▸ **GIVEN DATA**
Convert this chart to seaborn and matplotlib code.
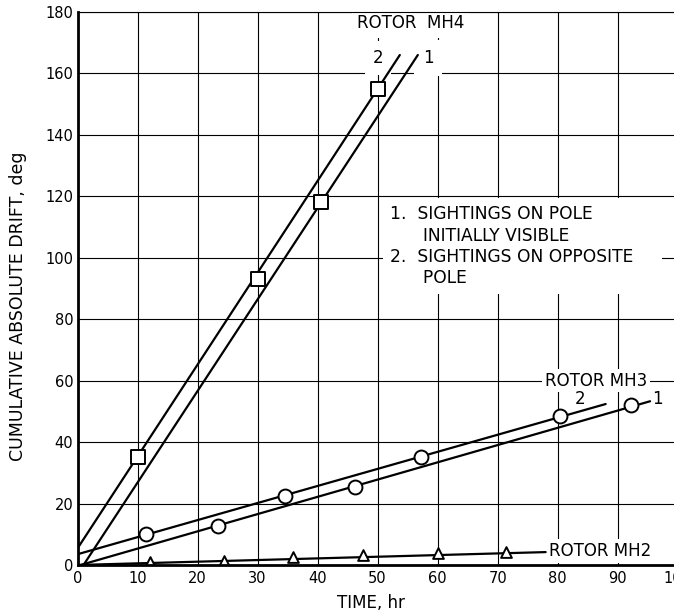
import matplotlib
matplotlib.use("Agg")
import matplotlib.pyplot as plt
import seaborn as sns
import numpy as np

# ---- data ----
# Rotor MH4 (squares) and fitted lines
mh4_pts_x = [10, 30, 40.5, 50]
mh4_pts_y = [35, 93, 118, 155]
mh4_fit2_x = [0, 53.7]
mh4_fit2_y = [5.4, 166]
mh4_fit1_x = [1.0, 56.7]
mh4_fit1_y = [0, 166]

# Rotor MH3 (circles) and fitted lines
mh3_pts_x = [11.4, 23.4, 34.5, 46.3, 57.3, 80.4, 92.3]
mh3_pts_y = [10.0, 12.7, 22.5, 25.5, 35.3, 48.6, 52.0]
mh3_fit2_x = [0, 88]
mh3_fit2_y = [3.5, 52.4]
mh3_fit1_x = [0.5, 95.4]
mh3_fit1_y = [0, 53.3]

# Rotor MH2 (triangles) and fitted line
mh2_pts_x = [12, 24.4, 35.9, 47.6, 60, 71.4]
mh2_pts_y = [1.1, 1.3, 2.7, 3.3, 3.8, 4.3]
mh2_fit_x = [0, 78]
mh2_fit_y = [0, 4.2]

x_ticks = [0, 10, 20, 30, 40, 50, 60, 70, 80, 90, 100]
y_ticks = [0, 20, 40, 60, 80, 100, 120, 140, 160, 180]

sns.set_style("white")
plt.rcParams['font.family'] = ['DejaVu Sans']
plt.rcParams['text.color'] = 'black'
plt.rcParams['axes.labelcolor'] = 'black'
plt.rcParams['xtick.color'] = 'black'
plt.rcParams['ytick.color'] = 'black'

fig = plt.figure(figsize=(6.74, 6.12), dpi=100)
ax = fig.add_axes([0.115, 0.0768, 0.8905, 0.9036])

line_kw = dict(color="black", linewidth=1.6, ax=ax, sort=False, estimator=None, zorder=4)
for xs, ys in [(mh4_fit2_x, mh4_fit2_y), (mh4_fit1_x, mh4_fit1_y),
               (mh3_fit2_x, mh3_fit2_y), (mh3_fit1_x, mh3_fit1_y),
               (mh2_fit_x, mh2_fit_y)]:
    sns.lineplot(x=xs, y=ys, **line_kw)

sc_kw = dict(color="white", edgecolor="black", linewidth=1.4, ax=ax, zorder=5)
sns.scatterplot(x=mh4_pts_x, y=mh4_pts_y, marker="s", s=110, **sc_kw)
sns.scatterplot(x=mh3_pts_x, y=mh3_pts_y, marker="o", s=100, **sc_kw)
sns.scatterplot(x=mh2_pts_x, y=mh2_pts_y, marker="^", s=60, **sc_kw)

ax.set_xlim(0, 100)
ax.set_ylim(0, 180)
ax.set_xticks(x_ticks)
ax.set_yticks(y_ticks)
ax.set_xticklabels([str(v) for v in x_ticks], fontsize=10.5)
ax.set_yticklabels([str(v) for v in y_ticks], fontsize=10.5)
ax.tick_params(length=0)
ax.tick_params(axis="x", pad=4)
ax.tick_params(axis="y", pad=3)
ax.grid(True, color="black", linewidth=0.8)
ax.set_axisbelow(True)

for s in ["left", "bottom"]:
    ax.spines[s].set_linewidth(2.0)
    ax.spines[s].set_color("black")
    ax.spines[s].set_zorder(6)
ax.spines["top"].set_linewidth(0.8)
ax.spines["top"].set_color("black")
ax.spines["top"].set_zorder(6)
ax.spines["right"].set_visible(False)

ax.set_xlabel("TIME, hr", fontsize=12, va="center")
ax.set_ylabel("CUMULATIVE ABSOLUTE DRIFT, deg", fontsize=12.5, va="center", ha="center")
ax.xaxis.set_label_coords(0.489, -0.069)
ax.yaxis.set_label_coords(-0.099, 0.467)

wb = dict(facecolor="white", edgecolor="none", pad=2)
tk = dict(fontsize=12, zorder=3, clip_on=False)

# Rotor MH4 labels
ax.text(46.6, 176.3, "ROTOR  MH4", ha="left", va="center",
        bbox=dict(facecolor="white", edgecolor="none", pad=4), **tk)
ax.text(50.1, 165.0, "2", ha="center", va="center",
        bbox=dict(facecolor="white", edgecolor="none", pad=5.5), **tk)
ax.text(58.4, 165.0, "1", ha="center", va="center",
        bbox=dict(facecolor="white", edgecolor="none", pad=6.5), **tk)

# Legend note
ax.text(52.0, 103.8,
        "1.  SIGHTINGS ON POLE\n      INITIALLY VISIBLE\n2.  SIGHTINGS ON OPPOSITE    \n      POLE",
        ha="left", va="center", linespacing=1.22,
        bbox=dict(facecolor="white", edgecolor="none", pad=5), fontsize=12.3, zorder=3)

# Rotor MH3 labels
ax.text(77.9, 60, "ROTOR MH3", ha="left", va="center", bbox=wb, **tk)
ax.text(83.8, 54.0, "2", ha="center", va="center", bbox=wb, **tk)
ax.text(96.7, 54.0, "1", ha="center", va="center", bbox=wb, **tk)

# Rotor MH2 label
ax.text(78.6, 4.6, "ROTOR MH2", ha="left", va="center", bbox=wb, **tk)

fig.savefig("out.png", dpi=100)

▸ **REQUIRED TASK**
Starting at the first line of the material, output exactly the lines up to and including the one with "mh4_fit1_y = [0, 166]". Do not include the pictures.

▸ **EXERCISE RESPONSE**
Convert this chart to seaborn and matplotlib code.
import matplotlib
matplotlib.use("Agg")
import matplotlib.pyplot as plt
import seaborn as sns
import numpy as np

# ---- data ----
# Rotor MH4 (squares) and fitted lines
mh4_pts_x = [10, 30, 40.5, 50]
mh4_pts_y = [35, 93, 118, 155]
mh4_fit2_x = [0, 53.7]
mh4_fit2_y = [5.4, 166]
mh4_fit1_x = [1.0, 56.7]
mh4_fit1_y = [0, 166]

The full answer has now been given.